### PROVIDED INFORMATION
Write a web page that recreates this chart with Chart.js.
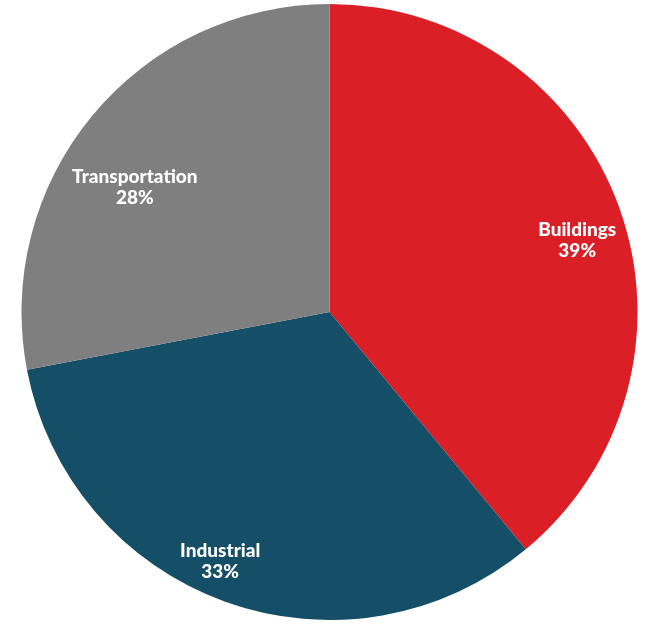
...
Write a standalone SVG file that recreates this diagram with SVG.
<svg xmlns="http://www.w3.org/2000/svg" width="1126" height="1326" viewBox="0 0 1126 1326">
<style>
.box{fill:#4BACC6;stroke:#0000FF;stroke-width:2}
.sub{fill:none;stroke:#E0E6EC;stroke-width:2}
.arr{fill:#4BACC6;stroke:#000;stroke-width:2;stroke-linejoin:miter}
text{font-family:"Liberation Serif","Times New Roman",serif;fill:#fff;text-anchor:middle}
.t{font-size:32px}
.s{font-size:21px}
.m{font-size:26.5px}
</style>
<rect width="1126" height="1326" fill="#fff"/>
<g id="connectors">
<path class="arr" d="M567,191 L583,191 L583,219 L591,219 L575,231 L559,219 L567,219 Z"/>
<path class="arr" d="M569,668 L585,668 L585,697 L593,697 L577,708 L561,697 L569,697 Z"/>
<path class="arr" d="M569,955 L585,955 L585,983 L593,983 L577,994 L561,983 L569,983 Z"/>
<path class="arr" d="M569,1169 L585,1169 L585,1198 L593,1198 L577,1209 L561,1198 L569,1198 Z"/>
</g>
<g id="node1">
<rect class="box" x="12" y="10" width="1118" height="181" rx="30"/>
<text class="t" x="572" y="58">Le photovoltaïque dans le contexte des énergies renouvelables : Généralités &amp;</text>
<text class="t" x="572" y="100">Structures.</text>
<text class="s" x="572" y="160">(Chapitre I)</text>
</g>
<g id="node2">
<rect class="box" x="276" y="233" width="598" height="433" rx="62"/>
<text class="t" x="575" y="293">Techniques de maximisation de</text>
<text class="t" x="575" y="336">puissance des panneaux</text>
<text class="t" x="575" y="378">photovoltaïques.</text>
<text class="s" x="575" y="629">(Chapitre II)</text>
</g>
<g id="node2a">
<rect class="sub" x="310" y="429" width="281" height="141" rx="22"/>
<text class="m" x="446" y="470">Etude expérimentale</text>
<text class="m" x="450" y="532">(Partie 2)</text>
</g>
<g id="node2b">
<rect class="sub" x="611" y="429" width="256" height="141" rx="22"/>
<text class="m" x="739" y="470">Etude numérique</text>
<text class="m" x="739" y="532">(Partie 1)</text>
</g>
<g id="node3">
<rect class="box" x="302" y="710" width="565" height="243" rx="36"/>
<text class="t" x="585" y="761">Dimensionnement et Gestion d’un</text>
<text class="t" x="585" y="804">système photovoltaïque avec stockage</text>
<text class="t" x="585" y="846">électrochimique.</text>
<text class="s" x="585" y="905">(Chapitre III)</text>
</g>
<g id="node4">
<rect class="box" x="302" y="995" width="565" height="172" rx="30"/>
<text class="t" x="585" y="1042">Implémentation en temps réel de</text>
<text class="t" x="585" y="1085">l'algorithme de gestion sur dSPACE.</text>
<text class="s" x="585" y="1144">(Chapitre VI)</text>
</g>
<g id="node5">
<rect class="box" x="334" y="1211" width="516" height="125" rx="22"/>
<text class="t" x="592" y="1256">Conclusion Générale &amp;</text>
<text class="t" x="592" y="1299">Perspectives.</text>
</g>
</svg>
---
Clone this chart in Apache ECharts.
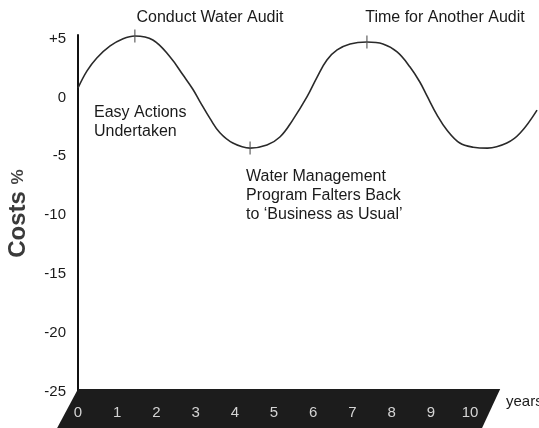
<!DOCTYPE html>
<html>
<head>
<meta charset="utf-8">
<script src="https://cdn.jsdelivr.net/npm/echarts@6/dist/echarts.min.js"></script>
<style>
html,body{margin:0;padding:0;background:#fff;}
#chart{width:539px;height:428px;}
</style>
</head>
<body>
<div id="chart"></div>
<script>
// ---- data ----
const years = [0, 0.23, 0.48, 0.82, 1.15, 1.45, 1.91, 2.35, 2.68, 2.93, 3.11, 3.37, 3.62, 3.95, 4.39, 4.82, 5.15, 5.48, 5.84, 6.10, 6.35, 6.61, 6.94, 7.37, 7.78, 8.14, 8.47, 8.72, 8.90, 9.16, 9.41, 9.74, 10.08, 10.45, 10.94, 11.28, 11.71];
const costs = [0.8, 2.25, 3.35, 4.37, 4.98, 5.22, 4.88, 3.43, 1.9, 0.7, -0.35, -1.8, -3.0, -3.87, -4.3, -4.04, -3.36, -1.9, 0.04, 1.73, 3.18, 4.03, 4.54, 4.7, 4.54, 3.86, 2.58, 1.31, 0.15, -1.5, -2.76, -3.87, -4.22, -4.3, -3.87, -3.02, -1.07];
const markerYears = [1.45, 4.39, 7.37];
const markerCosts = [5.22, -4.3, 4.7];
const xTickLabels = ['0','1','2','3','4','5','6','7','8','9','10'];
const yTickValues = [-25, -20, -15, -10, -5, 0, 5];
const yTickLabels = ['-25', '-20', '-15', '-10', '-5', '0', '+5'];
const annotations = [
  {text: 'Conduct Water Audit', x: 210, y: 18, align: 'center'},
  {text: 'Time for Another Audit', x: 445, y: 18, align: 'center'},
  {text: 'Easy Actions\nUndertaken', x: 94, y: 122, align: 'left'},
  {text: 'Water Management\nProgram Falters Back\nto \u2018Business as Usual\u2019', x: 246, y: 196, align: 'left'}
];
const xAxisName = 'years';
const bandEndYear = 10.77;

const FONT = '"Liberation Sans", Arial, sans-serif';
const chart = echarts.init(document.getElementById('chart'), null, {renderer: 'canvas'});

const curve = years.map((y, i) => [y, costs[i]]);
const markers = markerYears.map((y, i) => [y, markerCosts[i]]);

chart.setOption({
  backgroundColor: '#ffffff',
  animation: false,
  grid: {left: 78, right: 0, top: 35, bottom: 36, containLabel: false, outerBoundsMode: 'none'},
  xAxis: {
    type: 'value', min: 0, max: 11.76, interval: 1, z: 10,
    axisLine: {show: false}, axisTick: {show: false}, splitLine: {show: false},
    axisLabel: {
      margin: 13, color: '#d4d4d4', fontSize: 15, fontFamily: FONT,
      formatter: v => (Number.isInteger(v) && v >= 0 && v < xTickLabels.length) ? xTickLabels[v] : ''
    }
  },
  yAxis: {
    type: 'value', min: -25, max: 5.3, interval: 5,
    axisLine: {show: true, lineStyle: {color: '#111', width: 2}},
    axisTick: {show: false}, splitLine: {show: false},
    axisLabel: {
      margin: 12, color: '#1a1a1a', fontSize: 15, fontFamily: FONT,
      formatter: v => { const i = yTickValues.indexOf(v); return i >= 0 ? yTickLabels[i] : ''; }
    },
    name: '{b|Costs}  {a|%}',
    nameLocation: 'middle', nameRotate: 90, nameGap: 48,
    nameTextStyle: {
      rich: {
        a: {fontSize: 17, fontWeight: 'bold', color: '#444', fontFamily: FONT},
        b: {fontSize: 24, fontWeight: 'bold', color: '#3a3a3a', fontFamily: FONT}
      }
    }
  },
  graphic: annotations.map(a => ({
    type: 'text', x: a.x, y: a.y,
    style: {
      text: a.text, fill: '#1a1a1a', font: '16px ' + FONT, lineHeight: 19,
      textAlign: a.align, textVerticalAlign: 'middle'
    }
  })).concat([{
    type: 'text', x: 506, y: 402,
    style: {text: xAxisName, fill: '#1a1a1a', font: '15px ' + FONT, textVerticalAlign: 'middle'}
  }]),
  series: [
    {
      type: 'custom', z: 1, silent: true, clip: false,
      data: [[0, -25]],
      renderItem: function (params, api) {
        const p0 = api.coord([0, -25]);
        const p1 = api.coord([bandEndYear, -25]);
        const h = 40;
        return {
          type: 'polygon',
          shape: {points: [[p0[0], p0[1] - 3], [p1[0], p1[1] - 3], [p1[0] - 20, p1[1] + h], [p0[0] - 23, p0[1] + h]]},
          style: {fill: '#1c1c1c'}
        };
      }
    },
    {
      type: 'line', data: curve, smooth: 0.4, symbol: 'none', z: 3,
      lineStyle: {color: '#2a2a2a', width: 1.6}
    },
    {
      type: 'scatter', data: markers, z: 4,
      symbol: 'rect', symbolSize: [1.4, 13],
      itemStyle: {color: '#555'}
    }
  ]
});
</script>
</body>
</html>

### TASK
Locate all lines that include the word "Write" and copy them out.

### EXERCISE RESPONSE
Write a web page that recreates this chart with Chart.js.
Write a standalone SVG file that recreates this diagram with SVG.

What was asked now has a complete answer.